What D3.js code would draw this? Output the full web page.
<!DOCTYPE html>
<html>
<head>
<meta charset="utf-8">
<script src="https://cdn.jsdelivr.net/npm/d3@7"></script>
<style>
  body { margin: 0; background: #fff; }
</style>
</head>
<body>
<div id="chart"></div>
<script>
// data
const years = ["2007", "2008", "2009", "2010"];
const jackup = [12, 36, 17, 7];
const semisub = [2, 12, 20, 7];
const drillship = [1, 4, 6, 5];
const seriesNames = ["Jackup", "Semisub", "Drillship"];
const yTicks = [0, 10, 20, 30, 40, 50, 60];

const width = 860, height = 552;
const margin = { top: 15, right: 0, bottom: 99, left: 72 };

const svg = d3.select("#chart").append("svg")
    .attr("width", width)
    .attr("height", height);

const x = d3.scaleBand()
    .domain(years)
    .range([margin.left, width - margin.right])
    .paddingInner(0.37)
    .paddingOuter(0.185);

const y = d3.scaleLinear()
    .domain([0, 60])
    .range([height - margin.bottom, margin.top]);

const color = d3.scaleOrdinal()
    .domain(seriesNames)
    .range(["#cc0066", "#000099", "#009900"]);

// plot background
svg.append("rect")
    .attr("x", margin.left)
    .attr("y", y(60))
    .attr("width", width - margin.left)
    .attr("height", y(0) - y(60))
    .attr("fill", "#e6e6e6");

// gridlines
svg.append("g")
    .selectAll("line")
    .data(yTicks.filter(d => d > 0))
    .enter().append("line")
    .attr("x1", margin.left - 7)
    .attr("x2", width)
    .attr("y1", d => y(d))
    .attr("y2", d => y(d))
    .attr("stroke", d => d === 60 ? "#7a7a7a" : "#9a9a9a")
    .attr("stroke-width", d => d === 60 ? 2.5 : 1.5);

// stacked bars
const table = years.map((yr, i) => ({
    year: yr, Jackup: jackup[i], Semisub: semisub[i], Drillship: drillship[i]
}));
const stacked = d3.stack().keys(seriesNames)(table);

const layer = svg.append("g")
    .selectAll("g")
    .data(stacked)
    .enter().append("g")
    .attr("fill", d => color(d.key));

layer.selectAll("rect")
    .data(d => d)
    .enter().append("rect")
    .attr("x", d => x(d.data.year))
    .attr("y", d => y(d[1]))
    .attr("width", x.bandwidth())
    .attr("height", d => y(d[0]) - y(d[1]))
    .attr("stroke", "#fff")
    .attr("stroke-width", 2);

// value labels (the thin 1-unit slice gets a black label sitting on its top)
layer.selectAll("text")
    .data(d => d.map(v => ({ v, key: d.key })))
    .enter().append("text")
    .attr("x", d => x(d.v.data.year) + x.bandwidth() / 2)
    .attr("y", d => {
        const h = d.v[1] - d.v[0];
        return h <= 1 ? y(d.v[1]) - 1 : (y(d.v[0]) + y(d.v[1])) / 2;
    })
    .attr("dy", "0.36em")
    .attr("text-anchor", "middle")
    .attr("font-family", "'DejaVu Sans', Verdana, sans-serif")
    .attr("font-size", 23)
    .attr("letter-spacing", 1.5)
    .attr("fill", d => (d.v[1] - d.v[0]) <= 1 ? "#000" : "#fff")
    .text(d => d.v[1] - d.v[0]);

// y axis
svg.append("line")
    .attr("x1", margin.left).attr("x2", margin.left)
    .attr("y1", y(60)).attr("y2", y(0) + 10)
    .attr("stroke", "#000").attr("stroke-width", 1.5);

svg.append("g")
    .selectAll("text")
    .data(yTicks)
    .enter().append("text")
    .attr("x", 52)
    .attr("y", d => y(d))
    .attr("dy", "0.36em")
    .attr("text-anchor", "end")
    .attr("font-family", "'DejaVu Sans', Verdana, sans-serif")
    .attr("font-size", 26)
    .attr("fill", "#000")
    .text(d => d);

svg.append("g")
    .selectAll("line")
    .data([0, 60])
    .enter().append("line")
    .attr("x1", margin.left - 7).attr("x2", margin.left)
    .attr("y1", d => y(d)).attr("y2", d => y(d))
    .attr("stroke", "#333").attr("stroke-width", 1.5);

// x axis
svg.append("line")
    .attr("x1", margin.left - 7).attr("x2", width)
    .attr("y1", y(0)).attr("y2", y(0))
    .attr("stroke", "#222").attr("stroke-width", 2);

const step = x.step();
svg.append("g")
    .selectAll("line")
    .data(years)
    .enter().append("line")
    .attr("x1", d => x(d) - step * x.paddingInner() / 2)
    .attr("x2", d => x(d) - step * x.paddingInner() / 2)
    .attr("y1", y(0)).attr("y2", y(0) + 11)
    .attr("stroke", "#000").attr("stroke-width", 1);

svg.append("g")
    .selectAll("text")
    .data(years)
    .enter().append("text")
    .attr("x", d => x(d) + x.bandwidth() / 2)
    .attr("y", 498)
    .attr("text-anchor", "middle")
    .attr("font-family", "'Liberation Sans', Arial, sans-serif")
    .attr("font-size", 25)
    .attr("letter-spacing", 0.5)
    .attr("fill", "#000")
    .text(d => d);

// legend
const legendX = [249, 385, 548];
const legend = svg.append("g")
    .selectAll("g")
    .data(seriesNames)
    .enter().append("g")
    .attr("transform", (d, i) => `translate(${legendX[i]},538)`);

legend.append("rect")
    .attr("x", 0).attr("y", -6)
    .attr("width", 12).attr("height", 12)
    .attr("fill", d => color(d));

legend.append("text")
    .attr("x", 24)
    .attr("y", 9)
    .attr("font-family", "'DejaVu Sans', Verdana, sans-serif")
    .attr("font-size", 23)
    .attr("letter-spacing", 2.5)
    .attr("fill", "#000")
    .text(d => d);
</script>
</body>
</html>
______
▶ **WHAT IS ASKED**
Give back the whole listing exactly as it reads.

▶ **EXERCISE ANSWER**
What D3.js code would draw this? Output the full web page.
<!DOCTYPE html>
<html>
<head>
<meta charset="utf-8">
<script src="https://cdn.jsdelivr.net/npm/d3@7"></script>
<style>
  body { margin: 0; background: #fff; }
</style>
</head>
<body>
<div id="chart"></div>
<script>
// data
const years = ["2007", "2008", "2009", "2010"];
const jackup = [12, 36, 17, 7];
const semisub = [2, 12, 20, 7];
const drillship = [1, 4, 6, 5];
const seriesNames = ["Jackup", "Semisub", "Drillship"];
const yTicks = [0, 10, 20, 30, 40, 50, 60];

const width = 860, height = 552;
const margin = { top: 15, right: 0, bottom: 99, left: 72 };

const svg = d3.select("#chart").append("svg")
    .attr("width", width)
    .attr("height", height);

const x = d3.scaleBand()
    .domain(years)
    .range([margin.left, width - margin.right])
    .paddingInner(0.37)
    .paddingOuter(0.185);

const y = d3.scaleLinear()
    .domain([0, 60])
    .range([height - margin.bottom, margin.top]);

const color = d3.scaleOrdinal()
    .domain(seriesNames)
    .range(["#cc0066", "#000099", "#009900"]);

// plot background
svg.append("rect")
    .attr("x", margin.left)
    .attr("y", y(60))
    .attr("width", width - margin.left)
    .attr("height", y(0) - y(60))
    .attr("fill", "#e6e6e6");

// gridlines
svg.append("g")
    .selectAll("line")
    .data(yTicks.filter(d => d > 0))
    .enter().append("line")
    .attr("x1", margin.left - 7)
    .attr("x2", width)
    .attr("y1", d => y(d))
    .attr("y2", d => y(d))
    .attr("stroke", d => d === 60 ? "#7a7a7a" : "#9a9a9a")
    .attr("stroke-width", d => d === 60 ? 2.5 : 1.5);

// stacked bars
const table = years.map((yr, i) => ({
    year: yr, Jackup: jackup[i], Semisub: semisub[i], Drillship: drillship[i]
}));
const stacked = d3.stack().keys(seriesNames)(table);

const layer = svg.append("g")
    .selectAll("g")
    .data(stacked)
    .enter().append("g")
    .attr("fill", d => color(d.key));

layer.selectAll("rect")
    .data(d => d)
    .enter().append("rect")
    .attr("x", d => x(d.data.year))
    .attr("y", d => y(d[1]))
    .attr("width", x.bandwidth())
    .attr("height", d => y(d[0]) - y(d[1]))
    .attr("stroke", "#fff")
    .attr("stroke-width", 2);

// value labels (the thin 1-unit slice gets a black label sitting on its top)
layer.selectAll("text")
    .data(d => d.map(v => ({ v, key: d.key })))
    .enter().append("text")
    .attr("x", d => x(d.v.data.year) + x.bandwidth() / 2)
    .attr("y", d => {
        const h = d.v[1] - d.v[0];
        return h <= 1 ? y(d.v[1]) - 1 : (y(d.v[0]) + y(d.v[1])) / 2;
    })
    .attr("dy", "0.36em")
    .attr("text-anchor", "middle")
    .attr("font-family", "'DejaVu Sans', Verdana, sans-serif")
    .attr("font-size", 23)
    .attr("letter-spacing", 1.5)
    .attr("fill", d => (d.v[1] - d.v[0]) <= 1 ? "#000" : "#fff")
    .text(d => d.v[1] - d.v[0]);

// y axis
svg.append("line")
    .attr("x1", margin.left).attr("x2", margin.left)
    .attr("y1", y(60)).attr("y2", y(0) + 10)
    .attr("stroke", "#000").attr("stroke-width", 1.5);

svg.append("g")
    .selectAll("text")
    .data(yTicks)
    .enter().append("text")
    .attr("x", 52)
    .attr("y", d => y(d))
    .attr("dy", "0.36em")
    .attr("text-anchor", "end")
    .attr("font-family", "'DejaVu Sans', Verdana, sans-serif")
    .attr("font-size", 26)
    .attr("fill", "#000")
    .text(d => d);

svg.append("g")
    .selectAll("line")
    .data([0, 60])
    .enter().append("line")
    .attr("x1", margin.left - 7).attr("x2", margin.left)
    .attr("y1", d => y(d)).attr("y2", d => y(d))
    .attr("stroke", "#333").attr("stroke-width", 1.5);

// x axis
svg.append("line")
    .attr("x1", margin.left - 7).attr("x2", width)
    .attr("y1", y(0)).attr("y2", y(0))
    .attr("stroke", "#222").attr("stroke-width", 2);

const step = x.step();
svg.append("g")
    .selectAll("line")
    .data(years)
    .enter().append("line")
    .attr("x1", d => x(d) - step * x.paddingInner() / 2)
    .attr("x2", d => x(d) - step * x.paddingInner() / 2)
    .attr("y1", y(0)).attr("y2", y(0) + 11)
    .attr("stroke", "#000").attr("stroke-width", 1);

svg.append("g")
    .selectAll("text")
    .data(years)
    .enter().append("text")
    .attr("x", d => x(d) + x.bandwidth() / 2)
    .attr("y", 498)
    .attr("text-anchor", "middle")
    .attr("font-family", "'Liberation Sans', Arial, sans-serif")
    .attr("font-size", 25)
    .attr("letter-spacing", 0.5)
    .attr("fill", "#000")
    .text(d => d);

// legend
const legendX = [249, 385, 548];
const legend = svg.append("g")
    .selectAll("g")
    .data(seriesNames)
    .enter().append("g")
    .attr("transform", (d, i) => `translate(${legendX[i]},538)`);

legend.append("rect")
    .attr("x", 0).attr("y", -6)
    .attr("width", 12).attr("height", 12)
    .attr("fill", d => color(d));

legend.append("text")
    .attr("x", 24)
    .attr("y", 9)
    .attr("font-family", "'DejaVu Sans', Verdana, sans-serif")
    .attr("font-size", 23)
    .attr("letter-spacing", 2.5)
    .attr("fill", "#000")
    .text(d => d);
</script>
</body>
</html>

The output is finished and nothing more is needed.